I noticed that in PyNN 0.10.1 the simulations freeze when the number of MPI node exceedes the number of neurons in a population. This wasn't happening in PyNN 0.10.0.

For example the following code freezes when the number of MPI process is higher than 2:

import pyNN.nest as sim
n_neurons = 2
node_id = sim.setup(timestep=0.1, min_delay=0.1, max_delay=100)
neurons = sim.Population(n_neurons, sim.IF_cond_exp())
neurons.record(['spikes','v', 'gsyn_exc','gsyn_inh'])
sim.run(100.0)
block = neurons.get_data(['spikes', 'v', 'gsyn_exc', 'gsyn_inh'],clear=True)

The MPI nodes to which no neurons are assigned seems to reach the call to gather here: https://github.com/NeuralEnsemble/PyNN/blob/master/pyNN/recording/__init__.py#L73

While the MPI nodes to which some neurons are assigned seem to freeze before that, when trying to access to self._simulator.state.t in different parts of the _get_current_segment() method ( https://github.com/NeuralEnsemble/PyNN/blob/master/pyNN/recording/__init__.py#L269 )

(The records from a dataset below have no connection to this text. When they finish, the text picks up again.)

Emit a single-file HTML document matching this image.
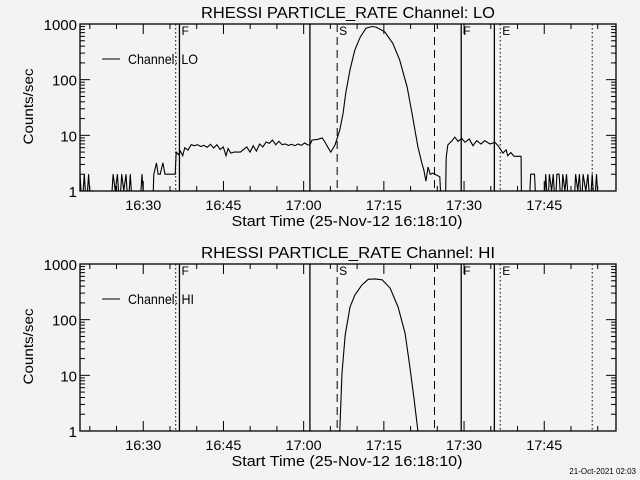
<!DOCTYPE html>
<html><head><meta charset="utf-8"><style>
html,body{margin:0;padding:0;background:#f3f3f3;}
svg{display:block;font-family:"Liberation Sans",sans-serif;}
</style></head><body>
<svg id="chart" width="640" height="480" viewBox="0 0 640 480" xmlns="http://www.w3.org/2000/svg">
<rect x="0" y="0" width="640" height="480" fill="#f3f3f3"/>
<text x="636" y="474" font-size="8" text-anchor="end" fill="#000">21-Oct-2021 02:03</text>
</svg>
<script>
// minutes since 16:18:10
const xTickLabels = ["16:30","16:45","17:00","17:15","17:30","17:45"];
const xTickMinutes = [11.83,26.83,41.83,56.83,71.83,86.83];
const yTickLabels = ["1","10","100","1000"];
const yTickValues = [1,10,100,1000];
const loTimes = [0,0.4,0.8,1.2,1.6,2.0,2.4,5.8,6.2,6.6,7.0,7.4,7.8,8.2,8.6,9.0,9.4,9.8,10.2,11.2,11.6,12.0,13.6,13.8,14.3,14.6,15.0,15.5,15.9,16.4,17.8,18.0,18.4,18.8,19.2,19.6,20.2,20.8,21.4,22.0,22.6,23.2,23.8,24.4,25.0,25.6,26.2,26.8,27.3,27.7,28.2,28.8,29.4,30.0,30.6,31.2,31.8,32.4,33.0,33.6,34.2,34.8,35.4,36.0,36.6,37.2,37.8,38.4,39.0,39.6,40.2,40.8,41.4,42.0,42.6,43.0,43.4,44.5,45.3,45.8,46.4,46.9,47.7,48.6,49.2,49.7,50.5,51.4,52.4,53.5,54.6,55.4,57.0,58.5,59.8,61.2,62.1,63.2,64.0,64.3,64.7,65.1,65.5,66.0,67.3,67.7,68.3,68.5,68.8,69.6,70.1,70.7,71.4,72.0,72.8,73.5,74.2,75.0,75.7,76.7,77.6,78.2,78.7,79.1,79.7,80.0,80.6,81.2,82.5,82.6,84.0,84.3,85.0,85.3,86.8,87.1,87.5,87.8,88.2,88.5,88.9,89.2,89.6,90.0,90.3,90.7,91.0,91.4,92.4,92.7,93.1,93.4,93.8,94.1,94.6,95.0,95.4,95.8,96.2,96.6,97.0];
const loValues = [2,0.5,2,0.5,2,0.5,1,0.5,2,1,2,0.5,2,1,2,0.5,2,0.5,0.5,0.5,2,0.5,0.5,2,3.2,2,2,3.2,2,2,2,5,4.5,5.2,4.3,6,5.4,6.8,6.5,6.8,6.3,6.6,6.1,6.9,5.9,6.8,5.6,6.2,4.3,5.8,4.8,5,5,5,5.6,6.2,5,6.5,5.2,7,6.2,7.6,7.2,8.2,6.8,7.8,6.8,7,6.6,6.9,6.5,7,6.6,7.3,6.7,6.7,8.2,8.5,9,7.6,6,5,6.7,12.5,25,57,150,340,580,840,900,880,720,450,225,73,25,6.2,3,2.4,1.5,2.7,2,2.1,1.8,0.3,0.3,4,6.7,8,9.3,7.8,8.8,7.5,8.6,6.5,8,7,8,7,7.5,6.5,5.5,4.8,5.5,4.3,4.9,4.2,4.2,0.3,0.5,2,2,0.5,0.5,2,0.5,2,1,2,0.5,2,2,0.5,2,1,2,0.5,0.5,2,1,2,0.5,2,1,2,0.5,2,0.5,2,0.5];
const hiTimes = [48.4,48.6,49.0,49.6,50.5,51.4,52.7,53.9,55.2,56.5,58.0,59.5,60.8,61.7,62.5,63.2,63.4];
const hiValues = [0.5,1,11,53,168,275,417,530,540,520,370,168,57,14,3.6,1,0.5];
const markerTimes = [17.9,18.6,43.0,48.1,66.3,71.3,77.5,78.6,95.8];
const markerStyles = ["dot","solid","solid","dash","dash","solid","solid","dot","dot"];
const markerLabels = ["","F","","S","","F","","E",""];

const NS="http://www.w3.org/2000/svg";
const svg=document.getElementById('chart');
const X0=80,X1=616,TMAX=100.25;
function xs(t){return X0+t*(X1-X0)/TMAX;}
function mk(tag,attrs,parent){const e=document.createElementNS(NS,tag);for(const k in attrs)e.setAttribute(k,attrs[k]);(parent||svg).appendChild(e);return e;}

function panel(top,bottom,label,times,values,idx){
  const g=mk('g',{});
  
  
  const dec=(bottom-top)/3;
  const ys=v=>bottom-Math.log10(v)*dec;
  const cid='clip'+idx;
  const cp=mk('clipPath',{id:cid},g);mk('rect',{x:X0,y:top,width:X1-X0,height:bottom-top},cp);
  // title
  const tt=mk('text',{x:348,y:top-6,'font-size':16,'text-anchor':'middle',textLength:294,lengthAdjust:'spacingAndGlyphs'},g);
  tt.textContent='RHESSI PARTICLE_RATE Channel: '+label;
  
  
  // frame
  const fr=mk('rect',{x:X0,y:top,width:X1-X0,height:bottom-top,fill:'none',stroke:'#000','stroke-width':1.3},g);
  
  
  // x ticks
  for(let m=1.83;m<TMAX;m+=5){
    const x=xs(m);const major=xTickMinutes.some(v=>Math.abs(v-m)<0.01);const L=major?10:5;
    mk('line',{x1:x,x2:x,y1:bottom,y2:bottom-L,stroke:'#000'},g);
    mk('line',{x1:x,x2:x,y1:top,y2:top+L,stroke:'#000'},g);
  }
  xTickLabels.forEach((s,i)=>{
    const t=mk('text',{x:xs(xTickMinutes[i]),y:bottom+19,'font-size':14,'text-anchor':'middle',textLength:36,lengthAdjust:'spacingAndGlyphs'},g);
    t.textContent=s;
    
    
  });
  const xt=mk('text',{x:347,y:bottom+35,'font-size':15,'text-anchor':'middle',textLength:231,lengthAdjust:'spacingAndGlyphs'},g);
  xt.textContent='Start Time (25-Nov-12 16:18:10)';
  
  
  // y ticks
  for(let d=0;d<3;d++)for(let k=1;k<=10;k++){
    if(k==1&&d>0)continue;
    const v=k*Math.pow(10,d);const y=ys(v);const L=(k==1||k==10)?10:5;
    mk('line',{x1:X0,x2:X0+L,y1:y,y2:y,stroke:'#000'},g);
    mk('line',{x1:X1,x2:X1-L,y1:y,y2:y,stroke:'#000'},g);
  }
  yTickLabels.forEach((s,i)=>{
    const t=mk('text',{x:77,y:ys(yTickValues[i])+6,'font-size':15,'text-anchor':'end'},g);
    t.textContent=s;
    
    
  });
  const yt=mk('text',{x:0,y:0,'font-size':14,'text-anchor':'middle',transform:`translate(33,${(top+bottom)/2-1}) rotate(-90)`,textLength:76,lengthAdjust:'spacingAndGlyphs'},g);
  yt.textContent='Counts/sec';
  
  
  // markers
  markerTimes.forEach((mt,i)=>{
    const x=xs(mt);const st=markerStyles[i];
    const ln=mk('line',{x1:x,x2:x,y1:top,y2:bottom,stroke:'#000','stroke-width':st=='solid'?1.3:1,'stroke-dasharray':st=='dash'?'8,5':(st=='dot'?'1.5,2.5':'none')},g);
    
    
    if(markerLabels[i]){
      const t=mk('text',{x:x+2,y:top+11,'font-size':12},g);
      t.textContent=markerLabels[i];
      
      
    }
  });
  // legend
  const lg=mk('g',{},g);
  
  
  mk('line',{x1:102,x2:120,y1:top+35,y2:top+35,stroke:'#000'},lg);
  const lt=mk('text',{x:128,y:top+40,'font-size':14,textLength:label=='LO'?70:66,lengthAdjust:'spacingAndGlyphs'},lg);
  lt.textContent='Channel: '+label;
  // series
  const pts=times.map((t,i)=>xs(t).toFixed(1)+','+ys(Math.max(values[i],0.3)).toFixed(1)).join(' ');
  const pl=mk('polyline',{points:pts,fill:'none',stroke:'#000','stroke-width':1.1,'clip-path':`url(#${cid})`},g);
  
  
}
panel(24,191,'LO',loTimes,loValues,1);
panel(264,431,'HI',hiTimes,hiValues,2);
</script>
</body></html>
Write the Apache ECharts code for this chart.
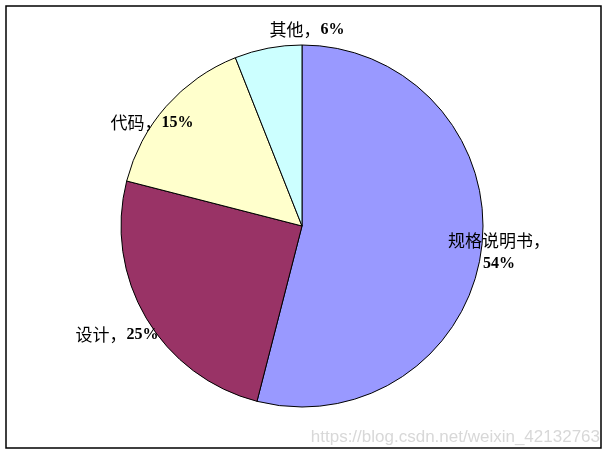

I didn't manage to figure out what is exactly causing that, but it seems that in the same method, displacing the following lines:

t_start = self._recording_start_time
t_stop = self._simulator.state.t * pq.ms
sampling_period = self.sampling_interval * pq.ms
current_time = self._simulator.state.t * pq.ms

before the if signal_array.size > 0: condition (which was the case in PyNN 0.10.0) seems somehow to solve the issue.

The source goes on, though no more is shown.